Ce sommet devait aborder les priorités sociales et énergétiques de l’Union. Mais au terme de deux jours de débats, le communiqué final du Conseil européen ne laisse guère de doute : la sécurité et la compétitivité l’emportent sur la justice sociale. Le texte insiste sur l’augmentation des budgets militaires et sur la « nécessité de renforcer l’industrie de défense européenne » pour répondre à la « menace russe ».
Un Conseil sans peuple, ni paix
Le logement, pourtant à l’ordre du jour, n’a eu droit qu’à deux paragraphes, sans engagement concret. C’est cette indifférence que dénonce João Oliveira, député européen du Parti communiste portugais (PCP), pour qui le Conseil « tourne le dos aux aspirations populaires et poursuit une politique de confrontation et de guerre, au service des groupes économiques ». Ses mots résonnent dans un silence institutionnel : « Des milliards pour les canons, pas un mot pour les bas salaires, les pensions ou la santé. »
Cette dénonciation traduit le fossé qui s’élargit entre Bruxelles et les peuples. Alors que les dirigeants européens s’enferment dans une logique de puissance, les citoyens affrontent une inflation record, des loyers inaccessibles et des services publics exsangues.
L’Union au service du capital et de l’OTAN
Depuis la guerre en Ukraine, l’Union européenne a accéléré sa mue : une Europe économique devenue bloc militaire, arrimée à l’OTAN et alignée sur Washington. Les budgets de défense explosent – 600 milliards d’euros cumulés d’ici 2030 –, tandis que les hôpitaux ferment des lits, les écoles manquent de professeurs et les retraites sont repoussées.
Les grands groupes de l’armement, eux, prospèrent : Dassault, Rheinmetall, Leonardo affichent des profits historiques, dopés par la politique de réarmement impulsée depuis 2022. Dans plusieurs pays membres, les réformes sociales virent à la régression.

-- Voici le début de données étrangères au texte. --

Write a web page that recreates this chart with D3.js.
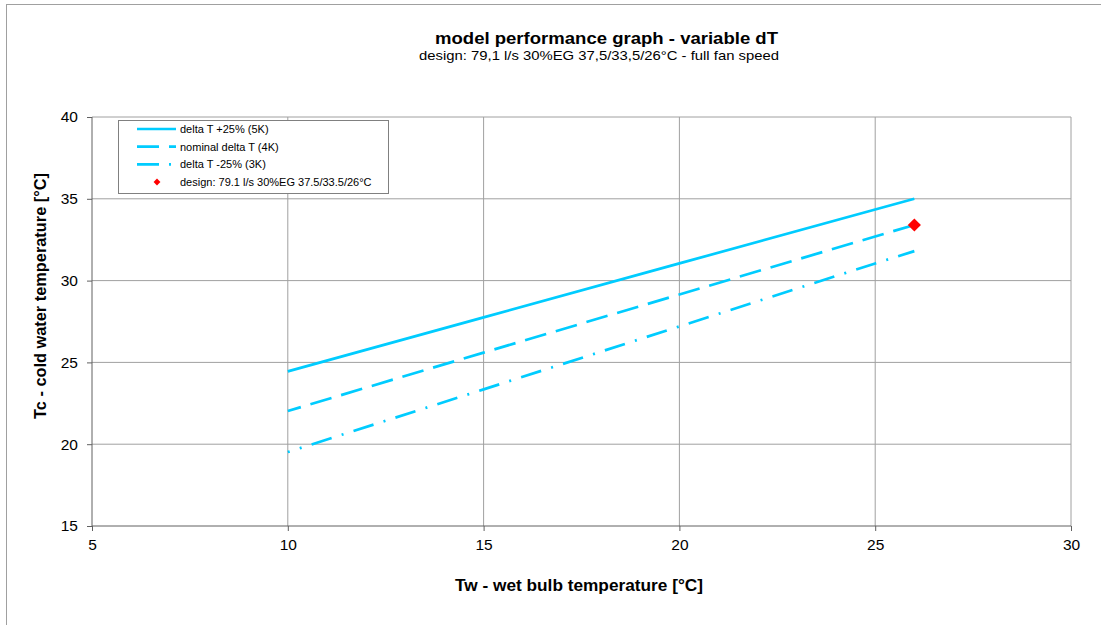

En Belgique et en Grèce, les travailleurs affrontent des journées de 13 heures, l’allongement de l’âge de départ et la privatisation des retraites.
Bruxelles ne condamne rien
Cette docilité face aux diktats des marchés tranche avec la brutalité de son alignement stratégique : guerre en Ukraine, sanctions économiques, soutien inconditionnel à Israël. João Oliveira y voit la marque d’une hypocrisie structurelle : « L’Europe parle de paix mais fabrique la guerre, parle de progrès mais détruit les droits sociaux. »
Chronologie d’une dérive européenne (2022-2025)
Mars 2022 – « Union de la défense »
La Commission lance un « paquet stratégique » destiné à renforcer les capacités militaires communes. La rhétorique de la paix cède la place à celle de la « dissuasion », ouvrant la voie à un réarmement massif.
Juin 2023 – Fonds européen de défense
Adoption du premier budget pluriannuel directement dédié à la production d’armement (8 milliards €). Les industries de guerre deviennent partenaires « stratégiques » de Bruxelles.
Mars 2024 – « Autonomie stratégique »
Sous pression américaine, l’Union valide le plan de « souveraineté technologique et énergétique », mais dans un cadre entièrement libéralisé : dérégulation des marchés de l’énergie, privatisations et « flexibilité » du travail.
Juillet 2025 – Sommet sur la compétitivité
Adoption du Plan européen de compétitivité stratégique, censé contrer la Chine. Hausse des aides publiques aux grands groupes, révision des normes sociales et environnementales jugées « contraignantes », gel des hausses de salaires.
Octobre 2025 – Conseil européen de Bruxelles
Le virage devient rupture : le Conseil consacre la priorité à la défense, à la compétitivité et à l’intégration militaire au sein de l’OTAN. Le logement, la santé et la justice sociale sont relégués en notes de bas de page.